** Begin Information given **

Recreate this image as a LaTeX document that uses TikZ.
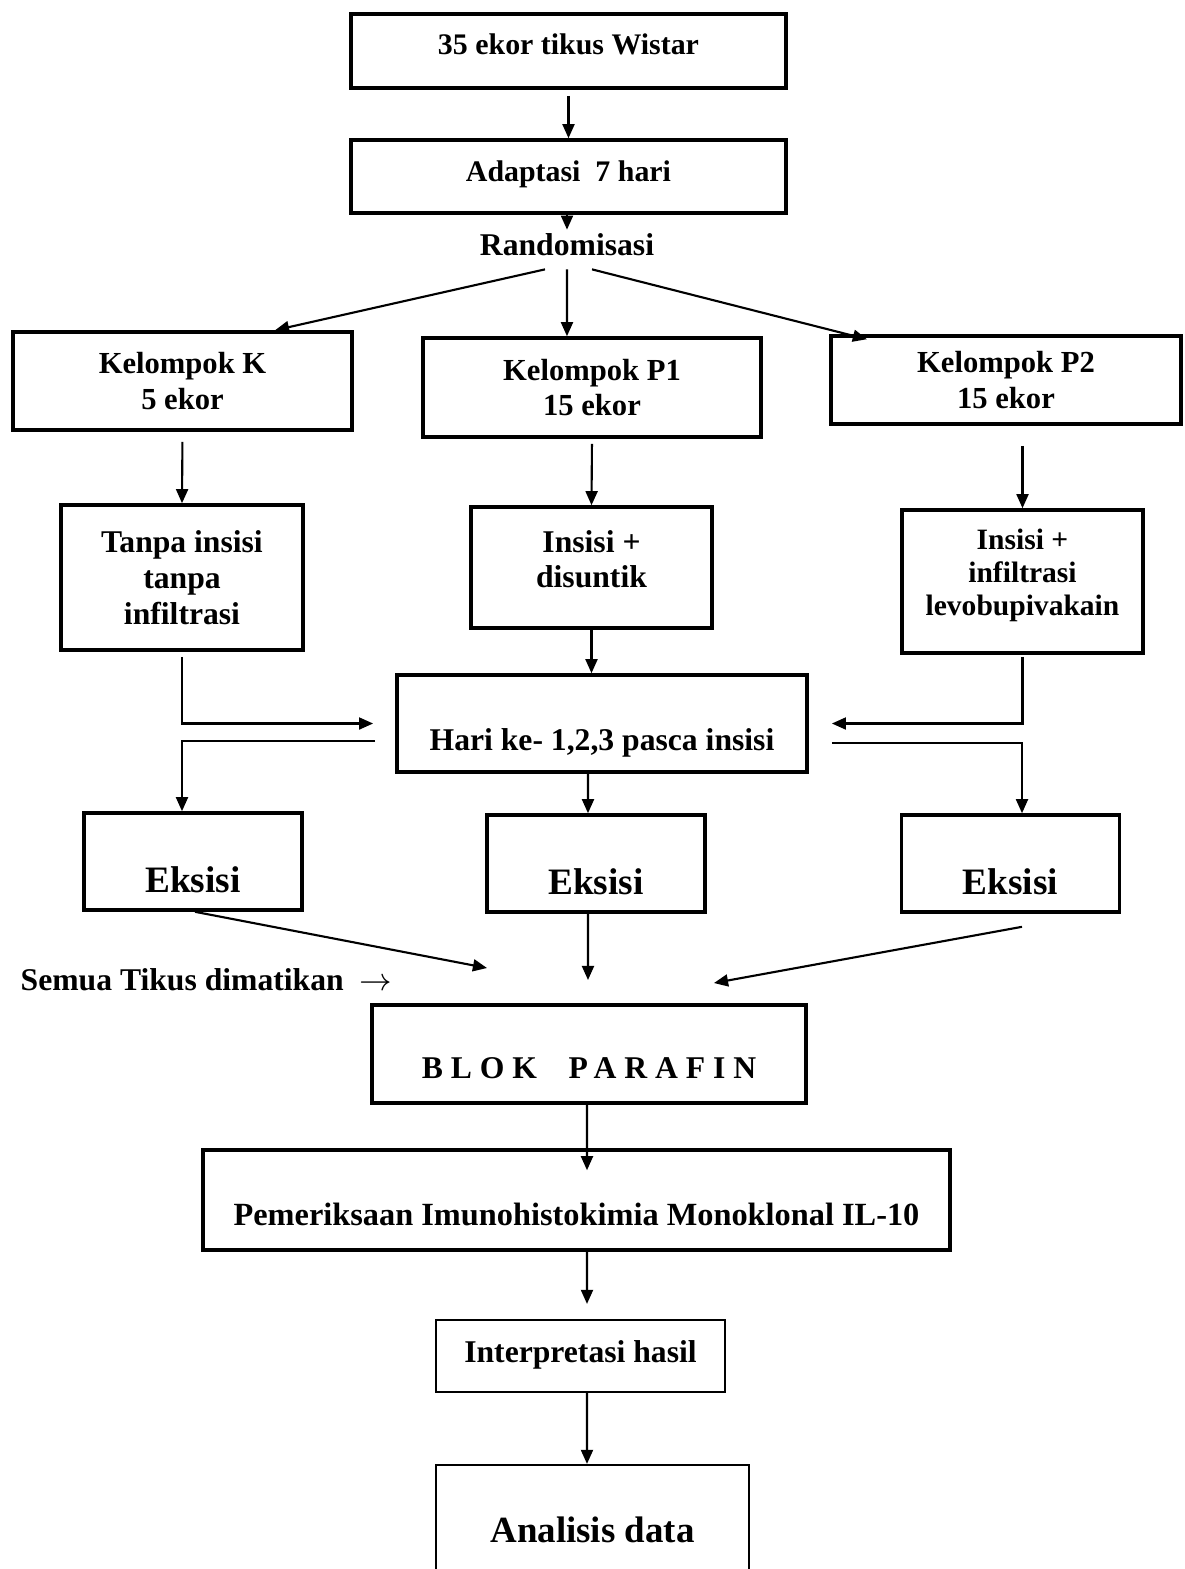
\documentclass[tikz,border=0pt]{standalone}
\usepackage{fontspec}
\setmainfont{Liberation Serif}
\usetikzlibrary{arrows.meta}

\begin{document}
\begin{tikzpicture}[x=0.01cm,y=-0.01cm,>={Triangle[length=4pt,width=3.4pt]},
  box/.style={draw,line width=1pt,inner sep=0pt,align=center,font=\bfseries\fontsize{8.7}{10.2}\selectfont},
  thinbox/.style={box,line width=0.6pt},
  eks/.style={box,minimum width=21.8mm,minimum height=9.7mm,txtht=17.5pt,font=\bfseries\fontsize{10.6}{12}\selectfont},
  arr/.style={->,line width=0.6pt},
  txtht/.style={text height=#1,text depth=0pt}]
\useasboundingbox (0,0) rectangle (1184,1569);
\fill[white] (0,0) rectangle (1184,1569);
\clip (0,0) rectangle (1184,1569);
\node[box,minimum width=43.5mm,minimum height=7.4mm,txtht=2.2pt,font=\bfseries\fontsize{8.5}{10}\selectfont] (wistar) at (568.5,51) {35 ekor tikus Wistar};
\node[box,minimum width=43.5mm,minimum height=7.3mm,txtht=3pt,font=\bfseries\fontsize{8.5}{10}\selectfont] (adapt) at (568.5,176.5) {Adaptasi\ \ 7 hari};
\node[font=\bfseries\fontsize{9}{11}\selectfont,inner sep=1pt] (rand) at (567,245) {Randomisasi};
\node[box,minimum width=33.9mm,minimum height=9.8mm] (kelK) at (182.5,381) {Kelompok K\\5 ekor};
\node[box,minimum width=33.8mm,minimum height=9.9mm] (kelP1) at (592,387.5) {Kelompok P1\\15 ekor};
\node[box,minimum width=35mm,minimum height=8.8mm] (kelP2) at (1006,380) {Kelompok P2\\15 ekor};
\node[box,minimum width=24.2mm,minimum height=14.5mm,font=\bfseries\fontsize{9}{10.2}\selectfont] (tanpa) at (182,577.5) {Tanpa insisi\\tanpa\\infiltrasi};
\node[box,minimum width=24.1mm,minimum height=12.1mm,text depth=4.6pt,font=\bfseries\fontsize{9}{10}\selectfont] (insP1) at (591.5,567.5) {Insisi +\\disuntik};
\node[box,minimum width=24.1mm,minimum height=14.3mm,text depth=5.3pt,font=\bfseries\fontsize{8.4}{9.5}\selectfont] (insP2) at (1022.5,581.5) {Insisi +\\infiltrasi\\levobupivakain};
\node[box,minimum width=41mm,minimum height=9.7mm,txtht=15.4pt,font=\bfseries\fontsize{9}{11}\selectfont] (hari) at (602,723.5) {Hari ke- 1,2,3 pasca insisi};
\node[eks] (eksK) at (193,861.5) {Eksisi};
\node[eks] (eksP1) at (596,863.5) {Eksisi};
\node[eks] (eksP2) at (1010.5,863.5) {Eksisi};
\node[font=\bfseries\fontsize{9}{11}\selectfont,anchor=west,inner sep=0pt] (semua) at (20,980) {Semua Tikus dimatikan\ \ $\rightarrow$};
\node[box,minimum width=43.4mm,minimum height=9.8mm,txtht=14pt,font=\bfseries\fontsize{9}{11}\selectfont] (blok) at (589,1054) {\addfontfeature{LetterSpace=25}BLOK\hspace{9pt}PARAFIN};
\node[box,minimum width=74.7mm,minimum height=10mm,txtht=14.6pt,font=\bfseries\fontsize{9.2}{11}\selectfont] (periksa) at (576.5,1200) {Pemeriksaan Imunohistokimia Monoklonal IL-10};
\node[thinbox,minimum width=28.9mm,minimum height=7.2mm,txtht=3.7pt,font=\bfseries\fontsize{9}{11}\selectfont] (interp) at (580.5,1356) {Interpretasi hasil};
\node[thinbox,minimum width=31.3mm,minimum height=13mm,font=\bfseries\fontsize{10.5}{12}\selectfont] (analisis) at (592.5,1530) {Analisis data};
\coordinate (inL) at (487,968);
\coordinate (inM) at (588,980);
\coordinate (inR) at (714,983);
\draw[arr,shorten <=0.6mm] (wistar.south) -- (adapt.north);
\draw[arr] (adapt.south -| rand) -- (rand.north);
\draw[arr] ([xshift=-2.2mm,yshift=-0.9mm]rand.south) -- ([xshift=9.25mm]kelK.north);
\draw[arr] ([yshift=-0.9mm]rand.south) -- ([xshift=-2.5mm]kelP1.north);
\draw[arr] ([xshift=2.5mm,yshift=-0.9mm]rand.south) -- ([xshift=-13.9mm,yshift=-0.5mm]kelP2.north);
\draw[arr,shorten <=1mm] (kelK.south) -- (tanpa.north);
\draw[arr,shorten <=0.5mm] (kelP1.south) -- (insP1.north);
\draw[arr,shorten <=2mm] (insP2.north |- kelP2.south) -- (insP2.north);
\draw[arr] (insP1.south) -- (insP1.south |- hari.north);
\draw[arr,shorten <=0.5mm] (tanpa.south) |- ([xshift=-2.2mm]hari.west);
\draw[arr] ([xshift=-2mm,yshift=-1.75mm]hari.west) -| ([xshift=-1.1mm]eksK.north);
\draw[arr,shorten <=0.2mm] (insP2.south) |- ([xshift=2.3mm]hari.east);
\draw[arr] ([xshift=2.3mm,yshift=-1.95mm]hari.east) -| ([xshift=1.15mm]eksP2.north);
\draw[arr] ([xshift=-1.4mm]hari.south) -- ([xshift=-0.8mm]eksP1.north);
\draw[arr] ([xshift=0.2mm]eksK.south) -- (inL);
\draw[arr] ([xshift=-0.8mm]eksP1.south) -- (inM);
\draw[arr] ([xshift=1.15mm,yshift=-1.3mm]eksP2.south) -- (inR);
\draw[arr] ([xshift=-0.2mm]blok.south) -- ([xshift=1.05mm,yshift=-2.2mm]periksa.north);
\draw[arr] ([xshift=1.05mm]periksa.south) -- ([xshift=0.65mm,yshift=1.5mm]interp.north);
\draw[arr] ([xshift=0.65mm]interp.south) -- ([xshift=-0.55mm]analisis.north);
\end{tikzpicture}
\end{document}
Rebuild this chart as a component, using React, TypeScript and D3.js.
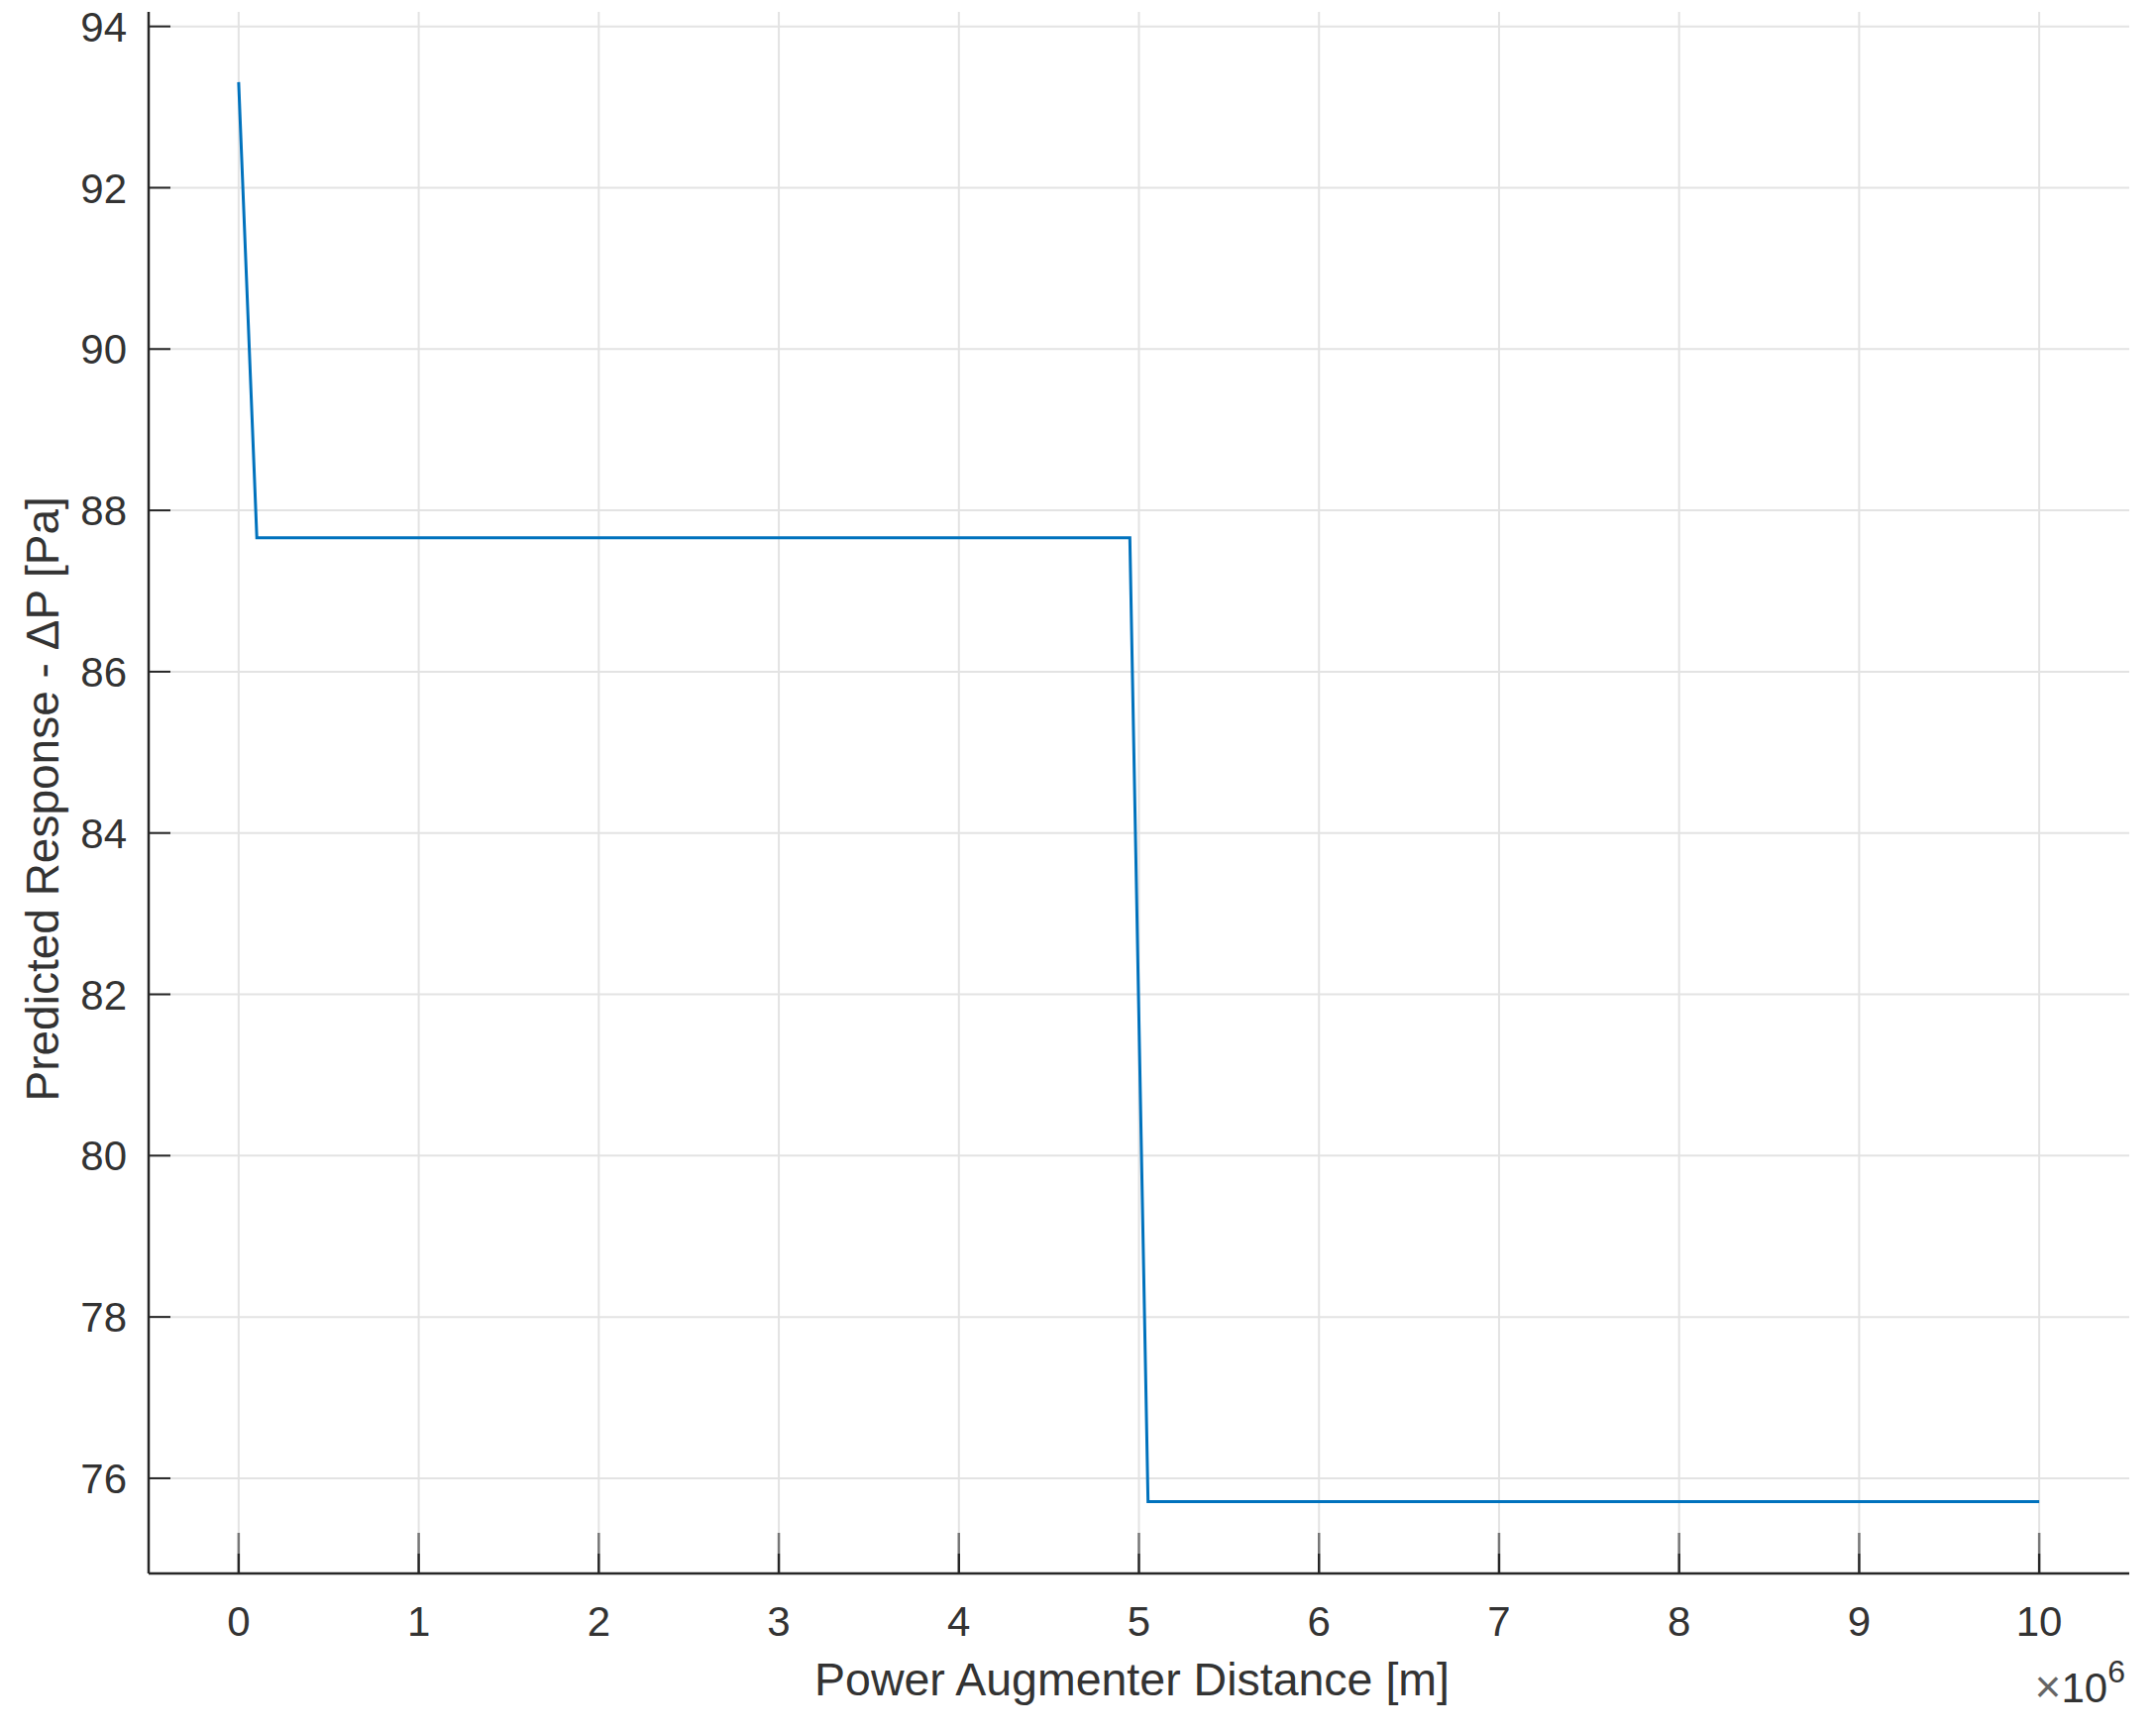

** End Information given **

*Your objective*
Every entry must be transcribed exactly. Pictures do not belong in the copy.

*Output for this task*
Recreate this image as a LaTeX document that uses TikZ.
\documentclass[tikz,border=0pt]{standalone}
\usepackage{fontspec}
\setmainfont{Liberation Serif}
\usetikzlibrary{arrows.meta}

\begin{document}
\begin{tikzpicture}[x=0.01cm,y=-0.01cm,>={Triangle[length=4pt,width=3.4pt]},
  box/.style={draw,line width=1pt,inner sep=0pt,align=center,font=\bfseries\fontsize{8.7}{10.2}\selectfont},
  thinbox/.style={box,line width=0.6pt},
  eks/.style={box,minimum width=21.8mm,minimum height=9.7mm,txtht=17.5pt,font=\bfseries\fontsize{10.6}{12}\selectfont},
  arr/.style={->,line width=0.6pt},
  txtht/.style={text height=#1,text depth=0pt}]
\useasboundingbox (0,0) rectangle (1184,1569);
\fill[white] (0,0) rectangle (1184,1569);
\clip (0,0) rectangle (1184,1569);
\node[box,minimum width=43.5mm,minimum height=7.4mm,txtht=2.2pt,font=\bfseries\fontsize{8.5}{10}\selectfont] (wistar) at (568.5,51) {35 ekor tikus Wistar};
\node[box,minimum width=43.5mm,minimum height=7.3mm,txtht=3pt,font=\bfseries\fontsize{8.5}{10}\selectfont] (adapt) at (568.5,176.5) {Adaptasi\ \ 7 hari};
\node[font=\bfseries\fontsize{9}{11}\selectfont,inner sep=1pt] (rand) at (567,245) {Randomisasi};
\node[box,minimum width=33.9mm,minimum height=9.8mm] (kelK) at (182.5,381) {Kelompok K\\5 ekor};
\node[box,minimum width=33.8mm,minimum height=9.9mm] (kelP1) at (592,387.5) {Kelompok P1\\15 ekor};
\node[box,minimum width=35mm,minimum height=8.8mm] (kelP2) at (1006,380) {Kelompok P2\\15 ekor};
\node[box,minimum width=24.2mm,minimum height=14.5mm,font=\bfseries\fontsize{9}{10.2}\selectfont] (tanpa) at (182,577.5) {Tanpa insisi\\tanpa\\infiltrasi};
\node[box,minimum width=24.1mm,minimum height=12.1mm,text depth=4.6pt,font=\bfseries\fontsize{9}{10}\selectfont] (insP1) at (591.5,567.5) {Insisi +\\disuntik};
\node[box,minimum width=24.1mm,minimum height=14.3mm,text depth=5.3pt,font=\bfseries\fontsize{8.4}{9.5}\selectfont] (insP2) at (1022.5,581.5) {Insisi +\\infiltrasi\\levobupivakain};
\node[box,minimum width=41mm,minimum height=9.7mm,txtht=15.4pt,font=\bfseries\fontsize{9}{11}\selectfont] (hari) at (602,723.5) {Hari ke- 1,2,3 pasca insisi};
\node[eks] (eksK) at (193,861.5) {Eksisi};
\node[eks] (eksP1) at (596,863.5) {Eksisi};
\node[eks] (eksP2) at (1010.5,863.5) {Eksisi};
\node[font=\bfseries\fontsize{9}{11}\selectfont,anchor=west,inner sep=0pt] (semua) at (20,980) {Semua Tikus dimatikan\ \ $\rightarrow$};
\node[box,minimum width=43.4mm,minimum height=9.8mm,txtht=14pt,font=\bfseries\fontsize{9}{11}\selectfont] (blok) at (589,1054) {\addfontfeature{LetterSpace=25}BLOK\hspace{9pt}PARAFIN};
\node[box,minimum width=74.7mm,minimum height=10mm,txtht=14.6pt,font=\bfseries\fontsize{9.2}{11}\selectfont] (periksa) at (576.5,1200) {Pemeriksaan Imunohistokimia Monoklonal IL-10};
\node[thinbox,minimum width=28.9mm,minimum height=7.2mm,txtht=3.7pt,font=\bfseries\fontsize{9}{11}\selectfont] (interp) at (580.5,1356) {Interpretasi hasil};
\node[thinbox,minimum width=31.3mm,minimum height=13mm,font=\bfseries\fontsize{10.5}{12}\selectfont] (analisis) at (592.5,1530) {Analisis data};
\coordinate (inL) at (487,968);
\coordinate (inM) at (588,980);
\coordinate (inR) at (714,983);
\draw[arr,shorten <=0.6mm] (wistar.south) -- (adapt.north);
\draw[arr] (adapt.south -| rand) -- (rand.north);
\draw[arr] ([xshift=-2.2mm,yshift=-0.9mm]rand.south) -- ([xshift=9.25mm]kelK.north);
\draw[arr] ([yshift=-0.9mm]rand.south) -- ([xshift=-2.5mm]kelP1.north);
\draw[arr] ([xshift=2.5mm,yshift=-0.9mm]rand.south) -- ([xshift=-13.9mm,yshift=-0.5mm]kelP2.north);
\draw[arr,shorten <=1mm] (kelK.south) -- (tanpa.north);
\draw[arr,shorten <=0.5mm] (kelP1.south) -- (insP1.north);
\draw[arr,shorten <=2mm] (insP2.north |- kelP2.south) -- (insP2.north);
\draw[arr] (insP1.south) -- (insP1.south |- hari.north);
\draw[arr,shorten <=0.5mm] (tanpa.south) |- ([xshift=-2.2mm]hari.west);
\draw[arr] ([xshift=-2mm,yshift=-1.75mm]hari.west) -| ([xshift=-1.1mm]eksK.north);
\draw[arr,shorten <=0.2mm] (insP2.south) |- ([xshift=2.3mm]hari.east);
\draw[arr] ([xshift=2.3mm,yshift=-1.95mm]hari.east) -| ([xshift=1.15mm]eksP2.north);
\draw[arr] ([xshift=-1.4mm]hari.south) -- ([xshift=-0.8mm]eksP1.north);
\draw[arr] ([xshift=0.2mm]eksK.south) -- (inL);
\draw[arr] ([xshift=-0.8mm]eksP1.south) -- (inM);
\draw[arr] ([xshift=1.15mm,yshift=-1.3mm]eksP2.south) -- (inR);
\draw[arr] ([xshift=-0.2mm]blok.south) -- ([xshift=1.05mm,yshift=-2.2mm]periksa.north);
\draw[arr] ([xshift=1.05mm]periksa.south) -- ([xshift=0.65mm,yshift=1.5mm]interp.north);
\draw[arr] ([xshift=0.65mm]interp.south) -- ([xshift=-0.55mm]analisis.north);
\end{tikzpicture}
\end{document}
Rebuild this chart as a component, using React, TypeScript and D3.js.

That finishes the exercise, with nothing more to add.